11/05/23. Los Arvelo, en el estado Barinas, constituyen una estirpe de poetas y pensadores que por alguna razón misteriosa confluyeron en una misma generación familiar, dotando a Venezuela de una manera de ver los llanos occidentales del país, con sus imaginarios, sus fascinaciones y sus angustias, sin que interviniera el abandono recurrente de la provincia.
Alberto Arvelo Torrealba, el autor de Florentino y el diablo; su prima; la poeta Enriqueta Arvelo Larriva, y el tercero y nuestro protagonista, el hermano de esta, Alfredo Arvelo Larriva (1883-1934), un autor fragmentado por la vida al emerger como poeta desde las más abyectas condiciones de presidio en las mazmorras que Juan Vicente Gómez le confirió, sin que los grillos de treinta kilos que terminaron atenazándolo durante su estancia en el Castillo de Puerto Cabello, impidieran dotar a su creación del buen gusto, de la gracia, del cinismo, y de la inspiración.
Orlando Araujo, su pariente circunstancial y quien de niño pasó largas temporadas en la vivienda familiar de Barinitas, lo descubre y describe para las siguientes generaciones con nostalgia y esperanzas de sacarlo de ese mutismo forzado a donde van a dar muchos de los poetas suburbanos que no ingresan al cubil de los elegidos por diversas circunstancias: “de cierta crítica de profesores de manual y ficha, discípulos de Procusto y sordos al espíritu de la letra” que se conformaron con calificarlo de “modernista” y “preciosista” para no darle su justo lugar en el tiempo, se quejaba Araujo.

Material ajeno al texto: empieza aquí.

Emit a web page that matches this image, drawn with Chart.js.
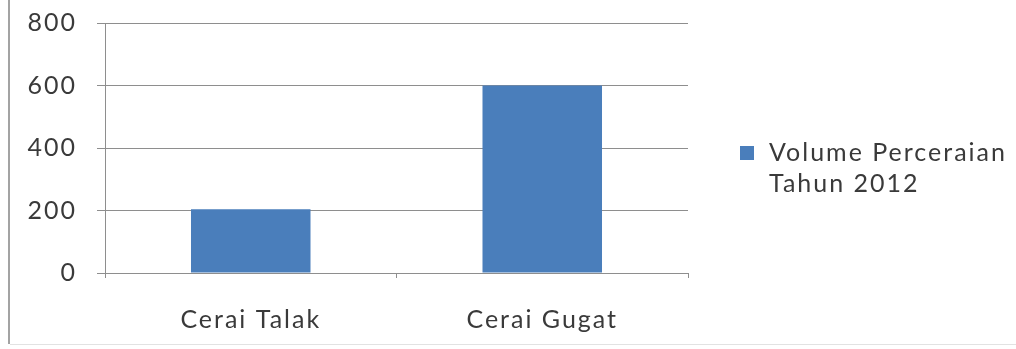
<!DOCTYPE html>
<html>
<head>
<meta charset="utf-8">
<script src="https://cdn.jsdelivr.net/npm/chart.js@4/dist/chart.umd.min.js"></script>
<style>
  html, body { margin: 0; padding: 0; background: #fff; }
  #wrap { position: relative; width: 1016px; height: 349px; }
</style>
</head>
<body>
<div id="wrap"><canvas id="c" width="1016" height="349"></canvas></div>
<script>
// Divorce volume by type, 2012
const categories = ['Cerai Talak', 'Cerai Gugat'];
const volume2012 = [204, 600];
const seriesLabel = ['Volume Perceraian', 'Tahun 2012'];
const yTicks = [0, 200, 400, 600, 800];

const FONT = 'Lato, "Open Sans", sans-serif';
const TEXT = '#3a3a3a';
const GRID = '#8e8e8e';
const BAR = '#4A7EBB';
const SPACING = '2px';

// Slightly tracked-out lettering for all chart text
const spacingPlugin = {
  id: 'spacing',
  beforeUpdate(chart) { chart.ctx.letterSpacing = SPACING; },
  beforeLayout(chart) { chart.ctx.letterSpacing = SPACING; },
  beforeDraw(chart) { chart.ctx.letterSpacing = SPACING; }
};

// Page frame (left rule and faint bottom edge) and a wrapped legend at the right
const framePlugin = {
  id: 'frame',
  beforeDraw(chart) {
    const ctx = chart.ctx;
    ctx.save();
    ctx.fillStyle = '#ffffff';
    ctx.fillRect(0, 0, chart.width, chart.height);
    ctx.strokeStyle = '#a3a3a3';
    ctx.lineWidth = 2;
    ctx.beginPath();
    ctx.moveTo(9, 0);
    ctx.lineTo(9, 344);
    ctx.stroke();
    ctx.strokeStyle = '#e2e2e2';
    ctx.lineWidth = 1;
    ctx.beginPath();
    ctx.moveTo(10, 344.5);
    ctx.lineTo(chart.width, 344.5);
    ctx.stroke();
    ctx.restore();
  },
  afterDraw(chart) {
    const ctx = chart.ctx;
    const ds = chart.data.datasets[0];
    ctx.save();
    ctx.fillStyle = ds.backgroundColor;
    ctx.fillRect(740, 146, 14, 14);
    ctx.fillStyle = TEXT;
    ctx.font = '25px ' + FONT;
    ctx.letterSpacing = SPACING;
    ctx.textBaseline = 'middle';
    ctx.textAlign = 'left';
    ds.label.forEach((line, i) => ctx.fillText(line, 769, 153 + i * 31));
    ctx.restore();
  }
};

new Chart(document.getElementById('c'), {
  type: 'bar',
  data: {
    labels: categories,
    datasets: [{
      label: seriesLabel,
      data: volume2012,
      backgroundColor: BAR,
      borderWidth: 0,
      categoryPercentage: 1,
      barPercentage: 0.41
    }]
  },
  options: {
    responsive: false,
    animation: false,
    devicePixelRatio: 1,
    layout: { padding: { top: 23, right: 328, bottom: 0, left: 0 } },
    plugins: {
      legend: { display: false },
      tooltip: { enabled: false }
    },
    scales: {
      x: {
        offset: true,
        grid: {
          offset: true,
          drawOnChartArea: false,
          drawTicks: true,
          tickLength: 5,
          color: GRID,
          lineWidth: 1
        },
        border: { display: true, color: GRID, width: 1 },
        ticks: {
          color: TEXT,
          font: { family: FONT, size: 25 },
          padding: 27,
          maxRotation: 0
        },
        afterFit(scale) { scale.height = 76; }
      },
      y: {
        min: 0,
        max: 800,
        afterBuildTicks(scale) { scale.ticks = yTicks.map(v => ({ value: v })); },
        grid: {
          color: GRID,
          lineWidth: 1,
          drawTicks: true,
          tickLength: 8
        },
        border: { display: true, color: GRID, width: 1 },
        ticks: {
          color: TEXT,
          font: { family: FONT, size: 25 },
          padding: 20
        },
        afterFit(scale) {
          scale.width = 105;
          scale.paddingTop = 0;
          scale.paddingBottom = 0;
        }
      }
    }
  },
  plugins: [spacingPlugin, framePlugin]
});
</script>
</body>
</html>
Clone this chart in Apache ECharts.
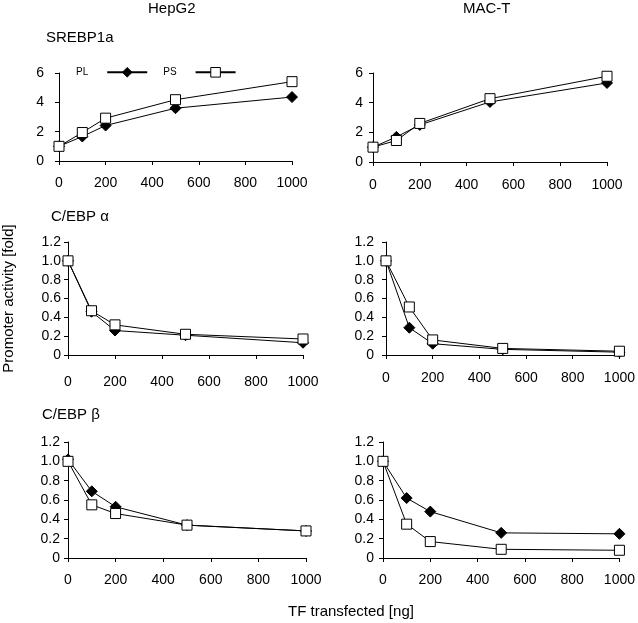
<!DOCTYPE html>
<html>
<head>
<meta charset="utf-8">
<script src="https://cdn.jsdelivr.net/npm/echarts@6/dist/echarts.min.js"></script>
<style>
  html, body { margin: 0; padding: 0; background: #fff; }
  #chart { width: 638px; height: 623px; }
</style>
</head>
<body>
<div id="chart"></div>
<script>
// TF transfected [ng]
const doses = [0, 100, 200, 500, 1000];
const xTicks = [0, 200, 400, 600, 800, 1000];

// SREBP1a
const hepSrebPL = [1.0, 1.67, 2.42, 3.6, 4.36];
const hepSrebPS = [1.0, 1.94, 2.92, 4.18, 5.41];
const macSrebPL = [1.0, 1.69, 2.5, 4.05, 5.33];
const macSrebPS = [1.0, 1.45, 2.6, 4.27, 5.78];
// C/EBP alpha
const hepAlphaPL = [1.0, 0.46, 0.26, 0.21, 0.13];
const hepAlphaPS = [1.0, 0.47, 0.32, 0.22, 0.17];
const macAlphaPL = [1.0, 0.29, 0.12, 0.06, 0.03];
const macAlphaPS = [1.0, 0.51, 0.16, 0.07, 0.04];
// C/EBP beta
const hepBetaPL = [1.02, 0.69, 0.53, 0.34, 0.28];
const hepBetaPS = [1.0, 0.55, 0.46, 0.34, 0.28];
const macBetaPL = [1.0, 0.62, 0.48, 0.26, 0.25];
const macBetaPS = [1.0, 0.35, 0.17, 0.09, 0.08];

const font = 'Liberation Sans, Arial, sans-serif';

// grid boxes in px
const grids = [
  {left: 59, top: 73, width: 233, height: 88},
  {left: 373, top: 73, width: 234, height: 89},
  {left: 68, top: 242, width: 235, height: 113},
  {left: 386, top: 242, width: 235, height: 113},
  {left: 68, top: 442, width: 238, height: 116},
  {left: 383, top: 442, width: 237, height: 116}
];
const yLabelMargin = [15, 10, 7, 12, 8, 9];
const xLabelMargin = [15, 16, 20, 16, 15, 15];

const pairs = (ys) => doses.map((d, i) => [d, ys[i]]);

const xAxes = grids.map((g, i) => ({
  type: 'value', gridIndex: i, min: xTicks[0], max: xTicks[xTicks.length - 1], interval: 200,
  axisLine: {lineStyle: {color: '#000', width: 1}},
  axisTick: {show: true, inside: false, length: 4, lineStyle: {color: '#000'}},
  axisLabel: {color: '#000', fontFamily: font, fontSize: 14, margin: xLabelMargin[i], formatter: (v) => String(v)},
  splitLine: {show: false}
}));

const yAxes = grids.map((g, i) => {
  const top = i < 2;
  return {
    type: 'value', gridIndex: i, min: 0, max: top ? 6 : 1.2, interval: top ? 2 : 0.2,
    axisLine: {show: true, lineStyle: {color: '#000', width: 1}},
    axisTick: {show: true, inside: false, length: 4, lineStyle: {color: '#000'}},
    axisLabel: {
      color: '#000', fontFamily: font, fontSize: 14, margin: yLabelMargin[i],
      formatter: (v) => top || v === 0 ? String(v) : v.toFixed(1)
    },
    splitLine: {show: false}
  };
});
yAxes[2].name = 'Promoter activity [fold]';
yAxes[2].nameLocation = 'middle';
yAxes[2].nameGap = 52;
yAxes[2].nameTextStyle = {color: '#000', fontFamily: font, fontSize: 15};

const plSeries = (i, ys) => ({
  name: 'PL', type: 'line', xAxisIndex: i, yAxisIndex: i, data: pairs(ys),
  symbol: 'diamond', symbolSize: 11,
  lineStyle: {color: '#000', width: 1},
  itemStyle: {color: '#000', borderColor: '#000'},
  animation: false
});
const psSeries = (i, ys) => ({
  name: 'PS', type: 'line', xAxisIndex: i, yAxisIndex: i, data: pairs(ys),
  symbol: 'rect', symbolSize: 10,
  lineStyle: {color: '#000', width: 1},
  itemStyle: {color: '#fff', borderColor: '#000', borderWidth: 1},
  animation: false
});

const titleStyle = {color: '#000', fontFamily: font, fontSize: 15, fontWeight: 'normal'};
const mkTitle = (text, left, top) => ({text, left, top, padding: 0, textStyle: titleStyle});

const option = {
  backgroundColor: '#fff',
  animation: false,
  title: [
    mkTitle('HepG2', 148, 1),
    mkTitle('MAC-T', 463, 1),
    mkTitle('SREBP1a', 46, 30),
    mkTitle('C/EBP α', 51, 209),
    mkTitle('C/EBP β', 42, 407),
    mkTitle('TF transfected [ng]', 288, 604)
  ],
  legend: {
    data: ['PL', 'PS'], left: 76, top: 67, align: 'right', padding: 0,
    itemWidth: 40, itemHeight: 12, itemGap: 15,
    itemStyle: {borderWidth: 1},
    textStyle: {color: '#000', fontFamily: font, fontSize: 10, padding: [0, 14, 0, 0]}
  },
  grid: grids,
  xAxis: xAxes,
  yAxis: yAxes,
  series: [
    plSeries(0, hepSrebPL), psSeries(0, hepSrebPS),
    plSeries(1, macSrebPL), psSeries(1, macSrebPS),
    plSeries(2, hepAlphaPL), psSeries(2, hepAlphaPS),
    plSeries(3, macAlphaPL), psSeries(3, macAlphaPS),
    plSeries(4, hepBetaPL), psSeries(4, hepBetaPS),
    plSeries(5, macBetaPL), psSeries(5, macBetaPS)
  ]
};

const myChart = echarts.init(document.getElementById('chart'));
myChart.setOption(option);
</script>
</body>
</html>
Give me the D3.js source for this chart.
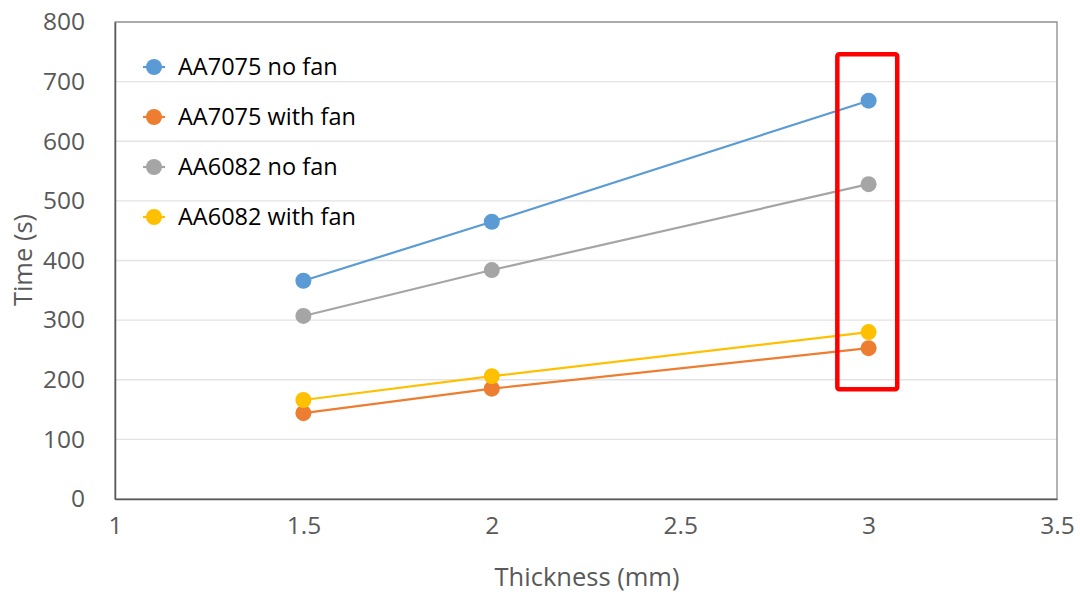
<!DOCTYPE html>
<html>
<head>
<meta charset="utf-8">
<script src="https://cdn.jsdelivr.net/npm/d3@7"></script>
<style>
  body { margin: 0; background: #fff; }
  text { font-family: "Open Sans", Lato, sans-serif; }
</style>
</head>
<body>
<div id="chart"></div>
<script>
const thickness = [1.5, 2, 3];
const seriesNames = ["AA7075 no fan", "AA7075 with fan", "AA6082 no fan", "AA6082 with fan"];
const aa7075NoFan = [366, 465, 668];
const aa7075WithFan = [144, 185, 253];
const aa6082NoFan = [307, 384, 528];
const aa6082WithFan = [166, 206, 280];
const colors = ["#5b9bd5", "#ed7d31", "#a5a5a5", "#ffc000"];
const xTicks = [1, 1.5, 2, 2.5, 3, 3.5];
const yTicks = [0, 100, 200, 300, 400, 500, 600, 700, 800];
// highlight box around the 3 mm points
const boxX = [2.917, 3.076];
const boxY = [184, 746];

const series = [aa7075NoFan, aa7075WithFan, aa6082NoFan, aa6082WithFan];

const width = 1080, height = 592,
  margin = ({ top: 22, right: 23, bottom: 93, left: 115 });

const svg = d3.select("#chart")
  .append("svg")
  .attr("width", width)
  .attr("height", height);

let x = d3.scaleLinear()
  .domain([1, 3.5])
  .range([margin.left, width - margin.right]);

let y = d3.scaleLinear()
  .domain([0, 800])
  .range([height - margin.bottom, margin.top]);

// gridlines
svg.append("g")
  .selectAll("line")
  .data(yTicks.slice(1))
  .join("line")
    .attr("x1", margin.left)
    .attr("x2", width - margin.right)
    .attr("y1", d => y(d))
    .attr("y2", d => y(d))
    .attr("stroke", "#e3e3e3")
    .attr("stroke-width", 1.3);

// plot frame
svg.append("rect")
  .attr("x", margin.left)
  .attr("y", margin.top)
  .attr("width", width - margin.left - margin.right)
  .attr("height", height - margin.top - margin.bottom)
  .attr("fill", "none")
  .attr("stroke", "#8a8a8a")
  .attr("stroke-width", 1.3);

svg.append("g")
  .attr("transform", `translate(0,${height - margin.bottom})`)
  .call(d3.axisBottom(x).tickValues(xTicks).tickSize(0).tickPadding(18).tickFormat(d => d))
  .call(g => g.select(".domain").attr("stroke", "#595959").attr("stroke-width", 1.5))
  .selectAll("text")
    .attr("fill", "#595959")
    .attr("font-size", 24.5);

svg.append("g")
  .attr("transform", `translate(${margin.left},0)`)
  .call(d3.axisLeft(y).tickValues(yTicks).tickSize(0).tickPadding(30))
  .call(g => g.select(".domain").attr("stroke", "#595959").attr("stroke-width", 1.5))
  .selectAll("text")
    .attr("fill", "#595959")
    .attr("font-size", 24.5);

svg.append("text")
  .attr("text-anchor", "middle")
  .attr("x", 587)
  .attr("y", 586)
  .attr("fill", "#595959")
  .attr("font-size", 25.5)
  .text("Thickness (mm)");

svg.append("text")
  .attr("text-anchor", "middle")
  .attr("transform", `translate(32,260) rotate(-90)`)
  .attr("fill", "#595959")
  .attr("font-size", 25.5)
  .text("Time (s)");

let line = d3.line()
  .x((d, i) => x(thickness[i]))
  .y(d => y(d));

series.forEach((vals, k) => {
  svg.append("path")
    .datum(vals)
    .attr("d", line)
    .attr("fill", "none")
    .attr("stroke", colors[k])
    .attr("stroke-width", 2.2);
  svg.append("g")
    .selectAll("circle")
    .data(vals)
    .join("circle")
      .attr("cx", (d, i) => x(thickness[i]))
      .attr("cy", d => y(d))
      .attr("r", 8)
      .attr("fill", colors[k]);
});

// legend
const legend = svg.append("g");
seriesNames.forEach((name, k) => {
  const ly = 67 + k * 50;
  legend.append("line")
    .attr("x1", 143).attr("x2", 165)
    .attr("y1", ly).attr("y2", ly)
    .attr("stroke", colors[k]).attr("stroke-width", 2.2);
  legend.append("circle")
    .attr("cx", 154).attr("cy", ly).attr("r", 8)
    .attr("fill", colors[k]);
  legend.append("text")
    .attr("x", 178).attr("y", ly)
    .attr("dy", "0.35em")
    .attr("font-size", 23.5)
    .attr("fill", "#000")
    .text(name);
});

// red highlight rectangle
svg.append("rect")
  .attr("x", x(boxX[0]))
  .attr("y", y(boxY[1]))
  .attr("width", x(boxX[1]) - x(boxX[0]))
  .attr("height", y(boxY[0]) - y(boxY[1]))
  .attr("rx", 2)
  .attr("fill", "none")
  .attr("stroke", "#ff0000")
  .attr("stroke-width", 4.5);
</script>
</body>
</html>
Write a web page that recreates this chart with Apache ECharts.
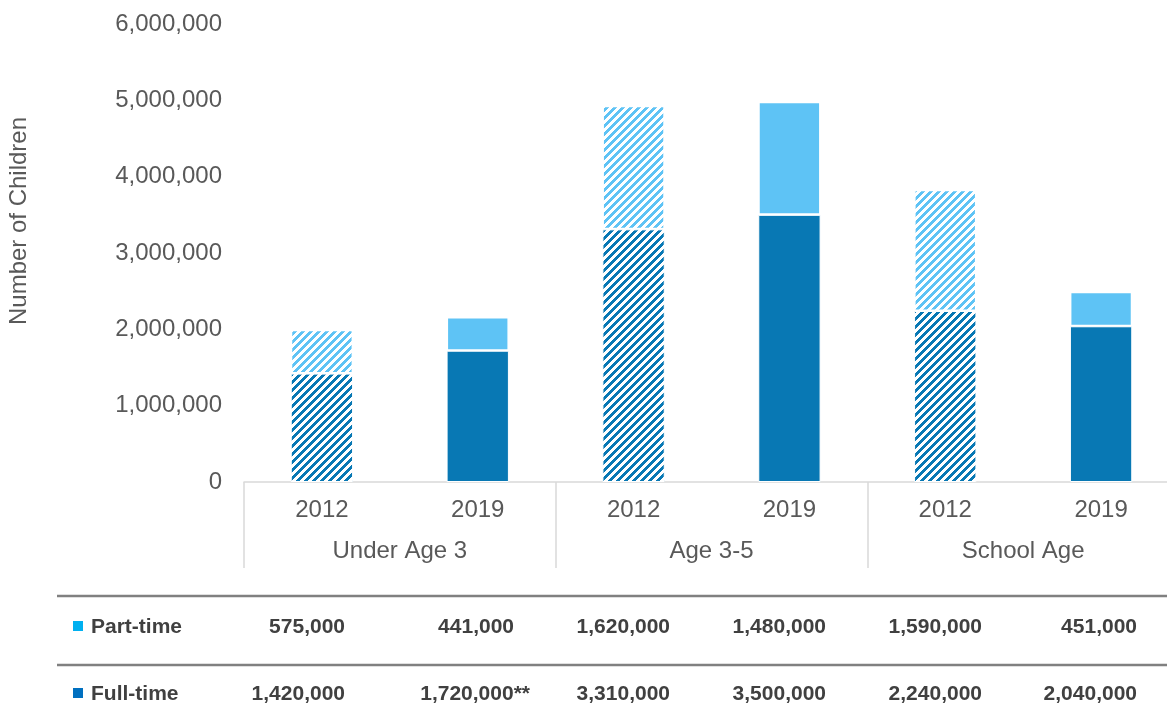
<!DOCTYPE html>
<html>
<head>
<meta charset="utf-8">
<title>Number of Children</title>
<script src="https://cdn.jsdelivr.net/npm/echarts@6/dist/echarts.min.js"></script>
<style>
  html, body { margin: 0; padding: 0; background: #fff; overflow: hidden; }
  /* plot runs a little past the right edge of the window, as in the original */
  #chart { width: 1179px; height: 725px; }
</style>
</head>
<body>
<div id="chart"></div>
<script>
// data
var years = ['2012', '2019', '2012', '2019', '2012', '2019'];
var groups = ['Under Age 3', 'Age 3-5', 'School Age'];
var partTime = [575000, 441000, 1620000, 1480000, 1590000, 451000];
var fullTime = [1420000, 1720000, 3310000, 3500000, 2240000, 2040000];
var fullTimeNotes = ['', '**', '', '', '', ''];
var hatchedYear = '2012';

var FONT = 'Arial, "Liberation Sans", sans-serif';
var PART = '#5ec3f5', FULL = '#0878b4';
var TEXT = '#595959', TABLE_TEXT = '#404040';

// right edge of each table column
var colRight = [345, 514, 670, 826, 982, 1137];

function fmt(v) { return Number(v).toLocaleString('en-US'); }

// stair-step diagonal stripes like the excel pattern fill
function hatch(color) {
  var c = document.createElement('canvas');
  c.width = 8; c.height = 8;
  var ctx = c.getContext('2d');
  ctx.fillStyle = '#fff';
  ctx.fillRect(0, 0, 8, 8);
  ctx.fillStyle = color;
  for (var y = 0; y < 8; y++) {
    for (var x = 0; x < 8; x++) {
      if ((x + y) % 8 < 4) ctx.fillRect(x, y, 1, 1);
    }
  }
  return c;
}

function seriesData(values, color) {
  var pat = { image: hatch(color), repeat: 'repeat' };
  return values.map(function (v, i) {
    if (years[i] === hatchedYear) return { value: v, itemStyle: { color: pat } };
    return v;
  });
}

var chart = echarts.init(document.getElementById('chart'), null, { renderer: 'canvas' });

var graphics = [
  {
    type: 'text', x: 19, y: 221, rotation: Math.PI / 2,
    style: { text: 'Number of Children', font: '24px ' + FONT, fill: TEXT, align: 'center', verticalAlign: 'middle' }
  },
  { type: 'line', shape: { x1: 57, y1: 596, x2: 1179, y2: 596 }, style: { stroke: '#808080', lineWidth: 2.5 } },
  { type: 'line', shape: { x1: 57, y1: 665, x2: 1179, y2: 665 }, style: { stroke: '#808080', lineWidth: 2.5 } },
  { type: 'rect', shape: { x: 73, y: 621, width: 10, height: 10 }, style: { fill: '#00b0f0' } },
  { type: 'rect', shape: { x: 73, y: 688, width: 10, height: 10 }, style: { fill: '#0070c0' } },
  {
    type: 'text', x: 91, y: 627,
    style: { text: 'Part-time', font: 'bold 21px ' + FONT, fill: TABLE_TEXT, verticalAlign: 'middle' }
  },
  {
    type: 'text', x: 91, y: 694,
    style: { text: 'Full-time', font: 'bold 21px ' + FONT, fill: TABLE_TEXT, verticalAlign: 'middle' }
  }
];

for (var i = 0; i < years.length; i++) {
  graphics.push({
    type: 'text', x: colRight[i], y: 627,
    style: { text: fmt(partTime[i]), font: 'bold 21px ' + FONT, fill: TABLE_TEXT, align: 'right', verticalAlign: 'middle' }
  });
  var note = fullTimeNotes[i];
  graphics.push({
    type: 'text', x: colRight[i] + (note ? 16 : 0), y: 694,
    style: { text: fmt(fullTime[i]) + note, font: 'bold 21px ' + FONT, fill: TABLE_TEXT, align: 'right', verticalAlign: 'middle' }
  });
}

var option = {
  animation: false,
  backgroundColor: '#fff',
  textStyle: { fontFamily: FONT },
  grid: { left: 244, right: 0, top: 24, bottom: 243 },
  xAxis: [
    {
      type: 'category',
      position: 'bottom',
      data: years,
      axisLine: { lineStyle: { color: '#d9d9d9', width: 1.5 } },
      axisTick: { show: false },
      axisLabel: { fontSize: 24, color: TEXT, margin: 16, fontFamily: FONT }
    },
    {
      type: 'category',
      position: 'bottom',
      data: groups,
      axisLine: { show: false },
      axisTick: { show: true, length: 86, interval: 0, lineStyle: { color: '#d9d9d9', width: 1.5 } },
      axisLabel: { fontSize: 24, color: TEXT, margin: 57, fontFamily: FONT }
    }
  ],
  yAxis: {
    type: 'value',
    min: 0,
    max: 6000000,
    interval: 1000000,
    axisLine: { show: false },
    axisTick: { show: false },
    splitLine: { show: false },
    axisLabel: { fontSize: 24, color: TEXT, margin: 22, fontFamily: FONT, formatter: fmt }
  },
  series: [
    {
      name: 'Full-time',
      type: 'bar',
      stack: 'total',
      barWidth: '40%',
      data: seriesData(fullTime, FULL),
      itemStyle: { color: FULL, borderColor: '#fff', borderWidth: 1 },
      emphasis: { disabled: true }
    },
    {
      name: 'Part-time',
      type: 'bar',
      stack: 'total',
      barWidth: '40%',
      data: seriesData(partTime, PART),
      itemStyle: { color: PART, borderColor: '#fff', borderWidth: 1.5 },
      emphasis: { disabled: true }
    }
  ],
  graphic: graphics
};

chart.setOption(option);
</script>
</body>
</html>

Lo que más conmueve de su biografía es el dato de que permaneció al menos veinte años detenido en los calabozos durante dos períodos casi consecutivos: primero, acusado de un crimen en el estado Bolívar, por el cual fue sentenciado a ocho años (1904-1911) de prisión.
Seguidamente, y luego de una pausa de libertad que le permitió viajar dentro y fuera de Venezuela, y codearse con intelectuales y periodistas de la talla de Lazo Martí y José Rafael Pocaterra, cae por estar incurso en algunas de las acciones sediciosas que pretendían deponer al tirano. Condena que pagó de 1913 a 1922 en diversos antros carcelarios del país incluyendo La tenebrosa Rotunda, hasta recibir como corolario el destierro que cumplió entre México y Europa, radicándose finalmente en España, donde llegaría al término de su existencia sin ver el fin de la dictadura gomecista ni sentirse celebrado con justicia por la intelectualidad venezolana de su época.
En vida publicó los libros Enjambre de rimas (1906), Sones y canciones (1909), un libro recopilatorio titulado La encrucijada (1922), y su último poemario El 6 de agosto (1924), recibiendo elogios de algunos exponentes de la crítica de entonces como Julio Calcaño y Jesús Semprum.
Su obra, sin embargo, recibió el llamado de la estirpe y fue Enriqueta quien se dedicó, años después de su partida física, a enaltecer su poética con un volumen de textos publicados y sueltos que llamó Sones y canciones (1949).
Finalmente los dos tomos de sus obras completas, editados por la Presidencia de la República, hicieron justicia al recoger toda su producción en seiscientas páginas para la eternidad.